K Drama About Mental Health #3: Just Between Lovers
Asian American Mental Health and K Dramas
Welcome back to this series about K Dramas and mental health. In this series, I reflect on dramas that prominently feature a mental health condition or a person struggling with mental health issues. In the last installment, I wrote about It’s Okay, That’s Love, which is about a psychiatrist who falls in love with a writer with mental health issues. I also previously wrote about Move to Heaven which is about an adolescent boy on the autism spectrum who struggles with grief and loss and connection.
Today, I’m sharing my thoughts on a K Drama I described recently to a friend as “a gut punch.” When I say this drama healed something in me, I’m not exaggerating. Something inside me got RE-ARRANGED. Maybe that was just dehydration because I cried so much. This drama took me on an emotional journey I’ll never forget: the trauma that moves into remembering, the remembering moving into grieving, the grieving moving into living and embracing life. Just typing this brings tears to my eyes. I am talking about the 2017 JTBC series Just Between Lovers, aka Rain or Shine, as it has sometimes been titled outside of Korea.
Summary of the Story
The story centers on Lee Kang Doo and Ha Moon Soo, two survivors of a tragic building collapse that occurred when they were young teenagers. Their survival after the collapse wasn’t easy. They were trapped under the many floors of the shopping mall that fell from above and the rubble made it impossible for them to get out. Like many traumatic events, this experience changes their lives forever. For Lee Kang Doo, an early adolescent boy who was once a promising athlete, the event is the first in a series of misfortunes in his life, including the death of his father. Over time, these traumas wear down his dreams and ambitions and his capacity to trust people. The drama introduces him as troubled loner, who works odd jobs and struggles with chronic pain from his injuries. For Ha Moon Soo, the young girl who survived but lost her younger sister during the collapse, her journey took on the urgency to correct past wrongs that is so common in trauma. She is introduced as an architect who appears composed on the outside but battles survivor's guilt and PTSD within.
Kang Doo and Moon Soo’s paths cross when they both become involved in a redevelopment project at the site of the collapse.
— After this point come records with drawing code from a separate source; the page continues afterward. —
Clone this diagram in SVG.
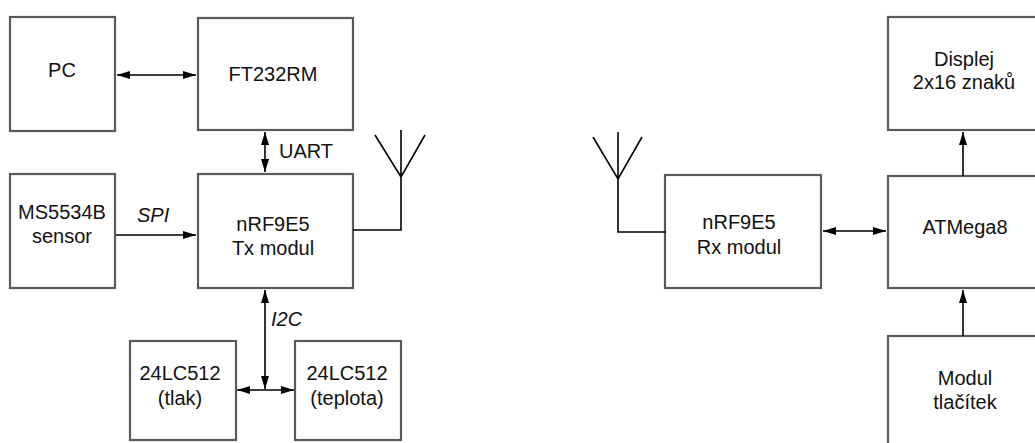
<svg xmlns="http://www.w3.org/2000/svg" width="1035" height="443" viewBox="0 0 1035 443">
<style>
.box{fill:#fff;stroke:#5a5a5a;stroke-width:2.2}
.t{font-family:"Liberation Sans",Arial,sans-serif;font-size:20px;fill:#111;text-anchor:middle}
.lbl{font-family:"Liberation Sans",Arial,sans-serif;font-size:20px;fill:#111}
.it{font-style:italic}
.c{fill:none;stroke:#000;stroke-width:1.6}
</style>
<defs>
<marker id="ah" markerUnits="userSpaceOnUse" markerWidth="14" markerHeight="10" refX="13" refY="5" orient="auto-start-reverse">
<path d="M0,1 L13,5 L0,9 Z" fill="#000"/>
</marker>
</defs>
<rect width="1035" height="443" fill="#fff"/>
<g id="pc"><rect class="box" x="10" y="17" width="105" height="114"/><text class="t" x="62" y="77">PC</text></g>
<g id="ft232rm"><rect class="box" x="198" y="18" width="155" height="112"/><text class="t" x="273" y="81">FT232RM</text></g>
<g id="ms5534b"><rect class="box" x="10" y="174" width="105" height="114"/><text class="t" x="62" y="219">MS5534B</text><text class="t" x="62" y="243">sensor</text></g>
<g id="nrf-tx"><rect class="box" x="198" y="174" width="155" height="114"/><text class="t" x="273" y="231">nRF9E5</text><text class="t" x="273" y="255">Tx modul</text></g>
<g id="eeprom-tlak"><rect class="box" x="130" y="341" width="106" height="99"/><text class="t" x="180" y="380">24LC512</text><text class="t" x="180" y="405">(tlak)</text></g>
<g id="eeprom-teplota"><rect class="box" x="295" y="341" width="106" height="99"/><text class="t" x="347" y="380">24LC512</text><text class="t" x="347" y="405">(teplota)</text></g>
<g id="nrf-rx"><rect class="box" x="665" y="175" width="156" height="113"/><text class="t" x="739" y="229">nRF9E5</text><text class="t" x="739" y="254">Rx modul</text></g>
<g id="displej"><rect class="box" x="888" y="17" width="160" height="113"/><text class="t" x="964" y="66">Displej</text><text class="t" x="964" y="89">2x16 znaků</text></g>
<g id="atmega8"><rect class="box" x="888" y="176" width="160" height="112"/><text class="t" x="965" y="234">ATMega8</text></g>
<g id="tlacitka"><rect class="box" x="888" y="336" width="160" height="120"/><text class="t" x="965" y="385">Modul</text><text class="t" x="965" y="409">tlačítek</text></g>
<g id="antenna-tx" class="c"><path class="c" d="M353,230 H401 V130 M375,135 L401,177 L425,135"/></g>
<g id="antenna-rx"><path class="c" d="M666,232 H618 V132 M593,137 L618,179 L642,137"/></g>
<g id="connectors">
<line class="c" x1="117" y1="75" x2="196" y2="75" marker-start="url(#ah)" marker-end="url(#ah)"/>
<line class="c" x1="265" y1="132" x2="265" y2="172" marker-start="url(#ah)" marker-end="url(#ah)"/>
<line class="c" x1="116" y1="235" x2="196" y2="235" marker-end="url(#ah)"/>
<line class="c" x1="265" y1="290" x2="265" y2="389" marker-start="url(#ah)" marker-end="url(#ah)"/>
<line class="c" x1="237" y1="390" x2="294" y2="390" marker-start="url(#ah)" marker-end="url(#ah)"/>
<line class="c" x1="823" y1="231" x2="886" y2="231" marker-start="url(#ah)" marker-end="url(#ah)"/>
<line class="c" x1="963" y1="176" x2="963" y2="132" marker-end="url(#ah)"/>
<line class="c" x1="963" y1="336" x2="963" y2="290" marker-end="url(#ah)"/>
<text class="lbl" x="279" y="158">UART</text>
<text class="lbl it" x="137" y="222">SPI</text>
<text class="lbl it" x="271" y="326">I2C</text>
</g>
</svg>
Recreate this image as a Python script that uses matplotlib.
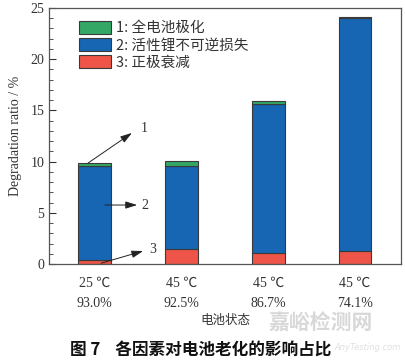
import matplotlib
matplotlib.use("Agg")
import matplotlib.pyplot as plt
import numpy as np
from matplotlib.ticker import MultipleLocator

# Data
temps = ["25 ℃", "45 ℃", "45 ℃", "45 ℃"]
soh = ["93.0%", "92.5%", "86.7%", "74.1%"]
cathode_loss = [0.40, 1.50, 1.10, 1.25]        # 3: 正极衰减
lli_loss = [9.20, 8.10, 14.50, 22.75]          # 2: 活性锂不可逆损失
polarization = [0.30, 0.45, 0.30, 0.10]        # 1: 全电池极化
legend_labels = ["1: 全电池极化", "2: 活性锂不可逆损失", "3: 正极衰减"]

serif = ["Liberation Serif", "Noto Sans CJK SC"]
cjk = ["Noto Sans CJK SC", "DejaVu Sans"]

c_green = "#34a665"
c_blue = "#1666b4"
c_red = "#ee5548"
edge = "#3a3a3a"

fig = plt.figure(figsize=(4.06, 3.64), dpi=100)
ax = fig.add_axes([0.1207, 0.2747, 0.867, 0.7033])

x = np.arange(len(temps))
w = 0.38
b1 = ax.bar(x, cathode_loss, w, color=c_red, edgecolor=edge, linewidth=0.8)
b2 = ax.bar(x, lli_loss, w, bottom=cathode_loss, color=c_blue, edgecolor=edge, linewidth=0.8)
bot3 = np.array(cathode_loss) + np.array(lli_loss)
b3 = ax.bar(x, polarization, w, bottom=bot3, color=c_green, edgecolor=edge, linewidth=0.8)

ax.set_xlim(-0.525, 3.53)
ax.set_ylim(0, 25)
ax.yaxis.set_major_locator(MultipleLocator(5))
ax.yaxis.set_minor_locator(MultipleLocator(1))
ax.tick_params(axis="y", which="both", direction="in", right=False, labelsize=10, colors="#333333")
ax.tick_params(axis="y", which="major", length=5)
ax.tick_params(axis="y", which="minor", length=3)
ax.tick_params(axis="x", length=0, pad=9)
for lab in ax.get_yticklabels():
    lab.set_family(serif)
ax.set_xticks(x)
ax.set_xticklabels([f"{t}\n{s}" for t, s in zip(temps, soh)], family=serif, fontsize=10,
                   color="#333333", linespacing=1.75)
for sp in ax.spines.values():
    sp.set_color("#555555")
    sp.set_linewidth(0.9)

ax.set_ylabel("Degradation ratio / %", family=serif, fontsize=10, color="#333333", labelpad=6)
ax.set_xlabel("电池状态", family=cjk, fontsize=9, color="#333333", labelpad=3)

leg = ax.legend([b3, b2, b1], legend_labels, loc="upper left", bbox_to_anchor=(0.055, 0.99),
                frameon=False, prop={"family": cjk, "size": 10.5}, handlelength=2.2,
                handleheight=1.0, labelspacing=0.18, handletextpad=0.35, borderaxespad=0.3)
for t in leg.get_texts():
    t.set_color("#333333")

arrow = dict(arrowstyle="-|>,head_length=0.7,head_width=0.22", color="#222222", lw=0.7,
             mutation_scale=10, shrinkA=0, shrinkB=0)
ax.annotate("", xy=(0.43, 12.8), xytext=(-0.075, 9.86), arrowprops=arrow)
ax.text(0.53, 13.2, "1", family=serif, fontsize=10, color="#333333", va="center")
ax.annotate("", xy=(0.49, 5.76), xytext=(0.12, 5.76), arrowprops=arrow)
ax.text(0.54, 5.76, "2", family=serif, fontsize=10, color="#333333", va="center")
ax.annotate("", xy=(0.56, 1.27), xytext=(0.075, 0.08), arrowprops=arrow)
ax.text(0.63, 1.46, "3", family=serif, fontsize=10, color="#333333", va="center")

fig.text(0.495, 0.038, "图 7    各因素对电池老化的影响占比", family=cjk, fontsize=12,
         fontweight="bold", ha="center", va="center", color="#111111")
fig.text(0.79, 0.115, "嘉峪检测网", family=cjk, fontsize=15, fontweight="bold",
         ha="center", va="center", color="#d8d8d8", zorder=0)
fig.text(0.825, 0.045, "AnyTesting.com", family="DejaVu Sans", fontsize=6, style="italic",
         ha="left", va="center", color="#e0e0e0", zorder=0)

fig.savefig("out.png", dpi=100)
As they work together, they slowly begin realizing they have this traumatic experience in common and are drawn closer and closer together.
A Real Historical and Collective Trauma in Korea
I have this vivid memory of being 15 years old and watching Korean news on TV with my mother the day a shopping mall in Seoul collapsed. This was the summer of 1995. Although I didn’t understand everything the news anchors were saying, the images being shown again and again were of a pink building that had the middle part just hollowed out. The collapse was caused by a structural failure in its construction and 502 people died.
A Deeply Emotional Viewing Experience
Here is what I loved most about this series. First, I have to tip my hat to Lee Joon Ho and Won Jin Ah, who both delivered really subtle and powerful performances as the main characters. Without their amazing talent, I don’t know that I would’ve cried as much as I did.
Safety. This drama knows it is taking on something heavy and resonant. It lets us know we’re in safe hands by first showing us a bathhouse. Water. Cleansing. Washing off things. Life and death. Rebirth. Renewal. The idea of using a cultural ritual like bathing at the public bathhouse is beautiful too.
Survivor’s Guilt. This occurs when those who survived a life-threatening or traumatic event feel guilty that others did not. Ha Moon Soo is kind of a classic case of this because she dedicates her life to making sure buildings don’t collapse (a little on the nose). I also thought the way Moon Soo’s survivor’s guilt shows up in her relationship with her mother who never moved on from losing her daughter was especially well done. Truly, a master class in family dynamics.
Realistic Portrayals of PTSD. If I were still teaching or supervising, I’d tell trainees to watch some clips from this show of symptom presentation. Both main characters struggle with intrusive memories and flashbacks. I especially appreciate Lee Kang Doo’s angry outbursts and social abrasiveness. Having worked as a clinician in a trauma clinic, I know firsthand how trauma survivors struggle to regulate their emotions because their central nervous systems are always bracing themselves for threats.
Please Watch and Cry
If you love K dramas like I do and need a good cry, this is the show for you. I know some people will find this a little heavy handed so it may not be everyone’s cup of tea. If you end up loving it, please let me know!